R. Kochhar: Promoting astronomy in developing countries: a historical perspective

Is astronomy a "western astronomy"? There has been astronomy going on all over the world during mankind's history. The speaker tries to get attention to insensitivities that for example are written in the history section of textbooks. The "cultural perspective" should be taken more into accont.

J. Hearnshaw: A survey of published astronomical outputs of countries 1976-2005

I could not resist to return to the meeting anyway before I fly back to Sweden tonight. I was tempted by the Session about the "Virtual Observatory", but I guess one can find out about that on the web anyway.

Therefore, I am sitting in the Special Session 5 on "Astronomy for the Developing World" right now.

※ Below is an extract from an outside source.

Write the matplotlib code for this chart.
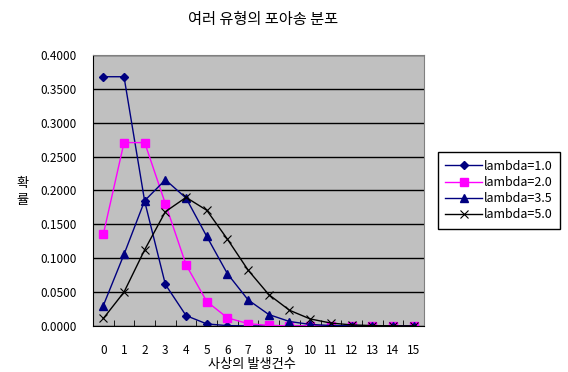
# -*- coding: utf-8 -*-
import numpy as np
from matplotlib import pyplot as plt

plt.rcParams['font.family'] = ['Noto Sans CJK KR', 'DejaVu Sans']

# 사상의 발생건수
counts = list(range(16))
lam1 = [0.3679, 0.3679, 0.1839, 0.0613, 0.0153, 0.0031, 0.0005, 0.0001,
        0.0, 0.0, 0.0, 0.0, 0.0, 0.0, 0.0, 0.0]
lam2 = [0.1353, 0.2707, 0.2707, 0.1804, 0.0902, 0.0361, 0.0120, 0.0034,
        0.0009, 0.0002, 0.0, 0.0, 0.0, 0.0, 0.0, 0.0]
lam35 = [0.0302, 0.1057, 0.1850, 0.2158, 0.1888, 0.1322, 0.0771, 0.0385,
         0.0169, 0.0066, 0.0023, 0.0007, 0.0002, 0.0001, 0.0, 0.0]
lam5 = [0.0111, 0.0500, 0.1125, 0.1687, 0.1898, 0.1708, 0.1281, 0.0824,
        0.0463, 0.0232, 0.0104, 0.0043, 0.0016, 0.0006, 0.0002, 0.0001]
labels = ['lambda=1.0', 'lambda=2.0', 'lambda=3.5', 'lambda=5.0']
yticks = [0.0, 0.05, 0.1, 0.15, 0.2, 0.25, 0.3, 0.35, 0.4]

fig = plt.figure(figsize=(5.68, 3.72), dpi=100)
ax = fig.add_axes([0.1637, 0.1237, 0.5827, 0.7285])
ax.set_facecolor('#C0C0C0')

ax.plot(counts, lam1, color='#000080', marker='D', ms=4.5, lw=1, label=labels[0])
ax.plot(counts, lam2, color='#FF00FF', marker='s', ms=6, lw=1, label=labels[1])
ax.plot(counts, lam35, color='#000080', marker='^', ms=6, lw=1, label=labels[2])
ax.plot(counts, lam5, color='black', marker='x', ms=6, mew=0.8, lw=1, label=labels[3])

ax.set_xlim(-0.5, 15.5)
ax.set_ylim(0, 0.4)
ax.set_yticks(yticks)
ax.set_yticklabels(['%.4f' % v for v in yticks], fontsize=8.5)
ax.set_xticks(counts)
ax.set_xticklabels([str(c) for c in counts], fontsize=8.5)
ax.set_xticks(np.arange(-0.5, 16, 1), minor=True)
ax.tick_params(axis='x', which='major', length=0, pad=13)
ax.tick_params(axis='x', which='minor', length=4, direction='in', color='black')
ax.tick_params(axis='y', length=0, pad=11.5)

# 그리드
ax.yaxis.grid(True, color='black', lw=1)
ax.set_axisbelow(True)

for s in ['top', 'right']:
    ax.spines[s].set_color('#808080')
for s in ['left', 'bottom']:
    ax.spines[s].set_color('black')

fig.text(0.463, 0.948, '여러 유형의 포아송 분포', ha='center', va='center', fontsize=11)
fig.text(0.443, 0.02, '사상의 발생건수', ha='center', va='center', fontsize=9.5)
fig.text(0.039, 0.508, '확', ha='center', va='center', fontsize=9.5)
fig.text(0.039, 0.462, '률', ha='center', va='center', fontsize=9.5)

leg = fig.legend(loc='center left', bbox_to_anchor=(0.771, 0.488), fontsize=9,
                 frameon=True, fancybox=False, edgecolor='black', framealpha=1,
                 handlelength=2.9, handletextpad=0.2, borderpad=0.6, labelspacing=0.25,
                 borderaxespad=0)
leg.get_frame().set_linewidth(1)

plt.savefig('out.png', dpi=100)
plt.close('all')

I only got the last minutes of J. Heranshaws talk, but the summary contained the following:
- There are 1.39 astronomers per million population over the world.
- There are 9000 members in the IAU.
- The majority of papers is published by IAU members.
- 112 countries have no IAU members, but 3/4 of the world's population live in IAU member-countries.
- The GDP of a country correlates with the number of it's IAU members.
- It also correlates with the number of papers published.
- Since 2001, there has been a rapid increase in multi-national papers and large collaborations.